__What to do__. Copy every line that mentions the word "matplotlib".

__Data extract__.
--- --- ---
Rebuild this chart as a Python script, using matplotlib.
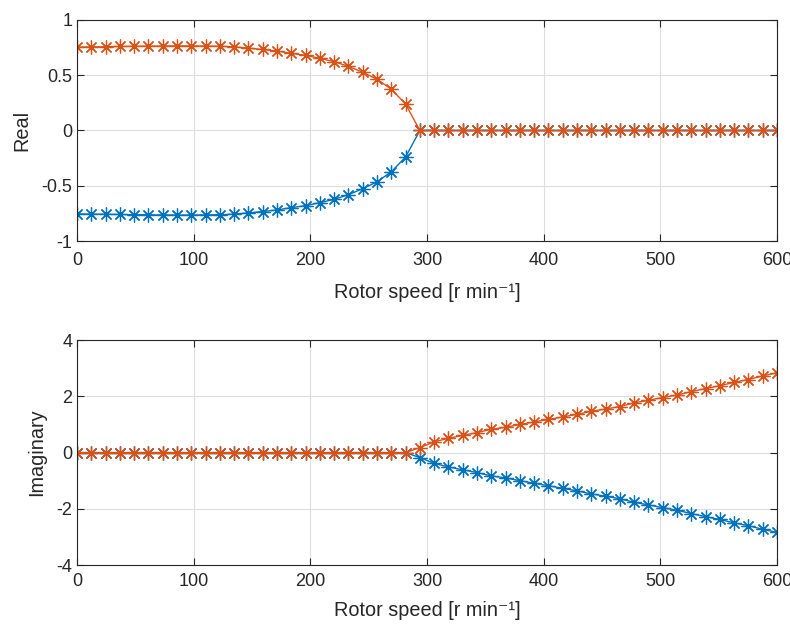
import matplotlib.pyplot as plt
import numpy as np

plt.rcParams['font.family'] = ['Liberation Sans', 'DejaVu Sans']

# rotor speed samples (50 points, 0..600 r/min)
speed = np.linspace(0, 600, 50)

# real part of the upper eigenvalue (the lower one is the mirror)
real_pos = [0.755, 0.756, 0.758, 0.760, 0.762, 0.763, 0.764, 0.765, 0.765, 0.764,
            0.762, 0.757, 0.745, 0.733, 0.719, 0.698, 0.680, 0.653, 0.623, 0.580,
            0.527, 0.464, 0.374, 0.240] + [0.0] * 26

# imaginary part of the upper eigenvalue
imag_pos = [0.0] * 24 + [0.18, 0.38, 0.51, 0.61, 0.71, 0.83, 0.90, 1.00, 1.09, 1.18,
                         1.27, 1.36, 1.47, 1.55, 1.64, 1.77, 1.86, 1.96, 2.05, 2.17,
                         2.28, 2.38, 2.50, 2.60, 2.73, 2.84]

real_pos = np.array(real_pos)
imag_pos = np.array(imag_pos)

blue = '#0072BD'
orange = '#D95319'
dark = '#262626'
asterisk = (8, 2, 0)

fig = plt.figure(figsize=(7.9, 6.28), dpi=100)
ax1 = fig.add_axes([0.0975, 0.6162, 0.886, 0.352])
ax2 = fig.add_axes([0.0975, 0.1003, 0.886, 0.358])

for ax, vals, lim, ticks, ylab, xpad, lpad in [
        (ax1, real_pos, (-1, 1), [-1, -0.5, 0, 0.5, 1], 'Real', 8, 10),
        (ax2, imag_pos, (-4, 4), [-4, -2, 0, 2, 4], 'Imaginary', 6, 8)]:
    ax.plot(speed, -vals, color=blue, marker=asterisk, markersize=10,
            markeredgewidth=0.9, lw=1)
    ax.plot(speed, vals, color=orange, marker=asterisk, markersize=10,
            markeredgewidth=0.9, lw=1)
    ax.set_xlim(0, 600)
    ax.set_ylim(*lim)
    ax.set_xticks(range(0, 601, 100))
    ax.set_yticks(ticks)
    ax.set_yticklabels([f'{t:g}' for t in ticks])
    ax.grid(True, color='#dddddd', lw=0.8)
    ax.set_axisbelow(True)
    ax.tick_params(direction='in', top=True, right=True, labelsize=13,
                   colors=dark, length=5)
    ax.tick_params(axis='x', pad=xpad)
    for s in ax.spines.values():
        s.set_color(dark)
        s.set_linewidth(0.8)
    ax.set_xlabel('Rotor speed [r min\u207b\u00b9]', fontsize=14.3, color=dark,
                  labelpad=lpad)
    ax.set_ylabel(ylab, fontsize=14.3, color=dark, labelpad=7)

fig.savefig('out.png', dpi=100)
--- --- ---
__Correct result__.
Rebuild this chart as a Python script, using matplotlib.
import matplotlib.pyplot as plt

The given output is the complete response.